PEARL, Miss. — Twelve women incarcerated at the Mississippi Correctional Institute for Women were part of the fall 2024 graduating class of New Orleans Baptist Theological Seminary (NOBTS) and Leavell College. The women graduated with either an Associate of Arts in Christian Service or a Bachelor of Arts in Christian Service.
Shawn Parker, executive director-treasurer of the Mississippi Baptist Convention Board (MBCB), gave a charge to the graduating class at a Dec. 16 ceremony.
“I’ve served in this role now for five years and one of the first significant decisions I was called to make was to give approval for the funding of this program at the Central Mississippi Correctional Facility,” Parker told graduates. “And I must say now, five years later, I consider it to be one of the proudest decisions that I have ever made.”
Beth Masters, director of the prison’s extension center at NOBTS, said the most rewarding part of her job is seeing women “fall in love with Jesus even more.”
“But also it’s for those women here who don’t know the Lord, getting to walk with them,” Masters said. “And we’ve been talking lately about we’re not only disciple makers, we’re disciple senders. And if we’ve missed the sending part, we miss the whole thing.”
Burl Cain, commissioner of the Mississippi Department of Corrections and former warden at the Louisiana State Penitentiary at Angola in West Feliciana Parish, north of Baton Rouge, Louisiana, expressed his gratitude to Mississippi Baptists.
“I look back and can’t express how much we appreciate folks in Mississippi, particularly the Mississippi Baptist Convention Board (MBCB) because without the $90,000 you give every year, we wouldn’t have the graduation class we have,” Cain said. “This state, Mississippi, and Louisiana are the only two states that will have chapels in every one of their facilities, all paid for by private donations.
“And I have to thank Gov. (Tate) Reeves. Without him I wouldn’t be here. I promised him when he hired me that I was going to have a chapel in every one of the prisons because we needed more rehabilitation more than anything else, because we need God. He is really our Father and that’s what we need to rehabilitate people.”
Masters said four of the graduates will be heading to Delta Correctional Facility as field ministers.

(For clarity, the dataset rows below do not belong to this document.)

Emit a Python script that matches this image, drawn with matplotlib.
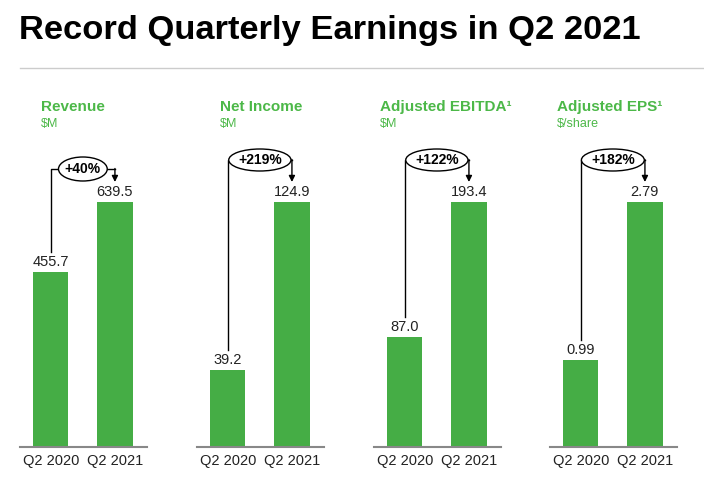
import numpy as np
import matplotlib.pyplot as plt
from matplotlib.patches import Ellipse
from matplotlib.lines import Line2D

plt.rcParams['font.family'] = ['Liberation Sans', 'DejaVu Sans']

periods = ["Q2 2020", "Q2 2021"]
metrics = ["Revenue", "Net Income", "Adjusted EBITDA\u00b9", "Adjusted EPS\u00b9"]
units = ["$M", "$M", "$M", "$/share"]
q2_2020 = [455.7, 39.2, 87.0, 0.99]
q2_2021 = [639.5, 124.9, 193.4, 2.79]
decimals = [1, 1, 1, 2]
growth = ["+40%", "+219%", "+122%", "+182%"]

green = "#45ad45"
text_green = "#4cb848"

W, H = 704, 478
fig = plt.figure(figsize=(W / 100, H / 100), dpi=100)
fig.text(19 / W, 1 - 31 / H, "Record Quarterly Earnings in Q2 2021",
         fontsize=24.8, fontweight="bold", va="center", ha="left")
fig.add_artist(Line2D([20 / W, 1], [1 - 68 / H] * 2, color="#cccccc", lw=1))

lefts = [20, 197, 374, 550]
title_x = [41, 220, 380, 557]
bracket_px = [33, 42, 42, 42]
ellipse_w = [0.76, 0.97, 0.97, 0.98]
ellipse_h = [24, 22, 22, 22]
base = 447
top_px = 94
bar_px = 245
for i in range(4):
    ax = fig.add_axes([lefts[i] / W, 1 - base / H, 127 / W, (base - top_px) / H])
    vmax = q2_2021[i]
    s = vmax / bar_px  # data units per pixel
    vals = [q2_2020[i], q2_2021[i]]
    ax.bar([0, 1], vals, width=0.55, color=green, zorder=2)
    ax.set_xlim(-0.48, 1.5)
    ax.set_ylim(0, (base - top_px) * s)
    for sp in ["top", "right", "left"]:
        ax.spines[sp].set_visible(False)
    ax.spines["bottom"].set_color("#888888")
    ax.spines["bottom"].set_linewidth(1.5)
    ax.set_yticks([])
    ax.set_xticks([0, 1])
    ax.set_xticklabels(periods, fontsize=10.5, color="#222222")
    ax.tick_params(axis="x", length=0, pad=5)
    for x, v in zip([0, 1], vals):
        ax.text(x, v + 3 * s, f"{v:.{decimals[i]}f}", ha="center", va="bottom",
                fontsize=10.5, color="#222222")

    # growth bracket
    ytop = vals[1] + bracket_px[i] * s
    ax.plot([0, 0, 1], [vals[0] + 20 * s, ytop, ytop], color="black", lw=1, zorder=3)
    ax.annotate("", xy=(1, vals[1] + 20 * s), xytext=(1, ytop + 0.5 * s),
                arrowprops=dict(arrowstyle="-|>", color="black", lw=1,
                                mutation_scale=9, shrinkA=0, shrinkB=0), zorder=3)
    ax.add_patch(Ellipse((0.5, ytop), ellipse_w[i], ellipse_h[i] * s, facecolor="white",
                         edgecolor="black", lw=1, zorder=4))
    ax.text(0.5, ytop, growth[i], ha="center", va="center", fontsize=10,
            fontweight="bold", zorder=5)

    tx = (title_x[i] - lefts[i]) / 127
    ax.text(tx, 1 - (107 - top_px) / (base - top_px), metrics[i], transform=ax.transAxes,
            color=text_green, fontsize=11, fontweight="bold", va="center", ha="left")
    ax.text(tx, 1 - (124 - top_px) / (base - top_px), units[i], transform=ax.transAxes,
            color=text_green, fontsize=9, va="center", ha="left")

fig.savefig("out.png", dpi=100)
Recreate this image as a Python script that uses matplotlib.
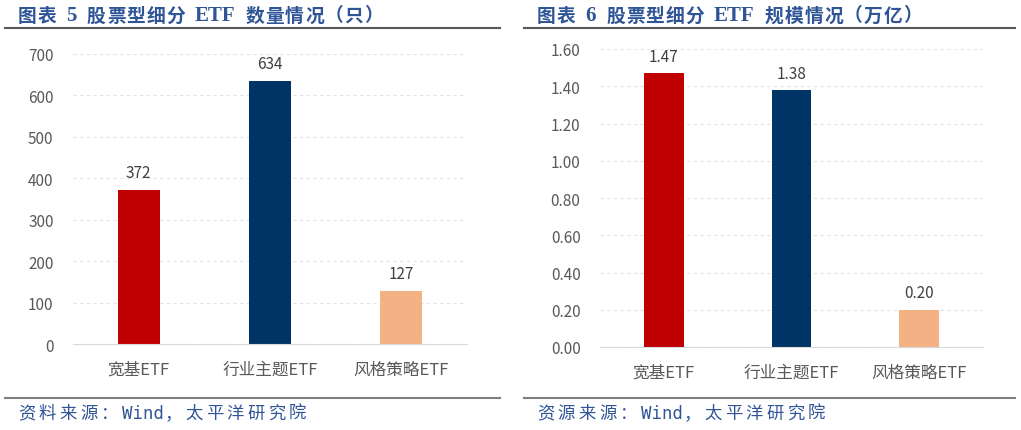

“They are going to take on more responsibility, create new programs, and we’ll be able to expand our faith-based offerings because they will have the degree and are able to just be turned loose as field ministers,” she said. “And so my greatest aspiration would be to see them step into those roles with integrity and honesty, love people well and walk in obedience to the Lord.”
Masters said integrity is a big deal in prison.
“Integrity is not something that many of our women here have when they come in,” she said. “There’s lots of hiding things. There’s lots of, ‘I can be one way with these people and one way with these people.’ And so to be authentically a Christ-follower in every aspect of your life here is really hard. And over four years they’ve come to learn how to do that in a way that they didn’t before. And in a place that lives and breathes dishonesty and chaos and disruption, to walk in honesty is huge. And then just to love people well, because also in this environment, if you love somebody, your motives are always questioned. What are you trying to get out of them? What are you trying to do? What are you trying to manipulate me to do?”
Superintendent Tereda Hairston also spoke during the ceremony.
“There are 12 exceptional women graduating today,” Hairston said. “Your accomplishments today are a testament to your unwilling, unwavering faith, unyielding determination and resilience. As the first ever female graduates of this program in the state of Mississippi, you have not only earned the title of field ministers, but you have also carved a path for countless women who were following your footsteps. You have chosen a path of service, compassion, and spiritual guidance. You will minister to your fellow inmates offering solace, hope and the transformative power of faith. This is a calling that requires immense strength, empathy and a deep understanding of the human spirit.
“ … You are pioneers, you are role models and agents of change. May your journey as field ministers be filled with purpose, fulfillment and the enduring grace of God.”
Parker told graduates that ministry is not about notoriety.
“It took me a long time to recognize that that affirmation means very little,” he said. “… It’s not about establishing some exalted status. It really is about humble service to the Lord.
“Some of you may be meteoric, and it may be that over the course of the next month, you make such a splash in the ministry that God has given you that everybody in the Mississippi Correctional Facility and far beyond knows your name and knows who you are,” Parker said. “But my guess is most of you are going to fly below the radar and you’re not going to receive that level of notoriety. And the key is this, do it anyway. This is the kind of faith that pleases Christ.”
Other commencement speakers included Ben Browning, director of prison programs at NOBTS; Norris Grubbs, NOBTS provost, who gave the invocation and conferred the degrees; Mike Wetzel, director of prison programs at NOBTS, who brought a welcome from the seminary; Sandy Vandercook, associate vice president for accreditation and assessment at NOBTS, who shared the prayer of commissioning; Greg Wilton, dean of Leavell College, who presented the graduates; Tommy Doughty, who led the congregation in the “Hymn to Alma Mater;” and Masters, who gave the benediction.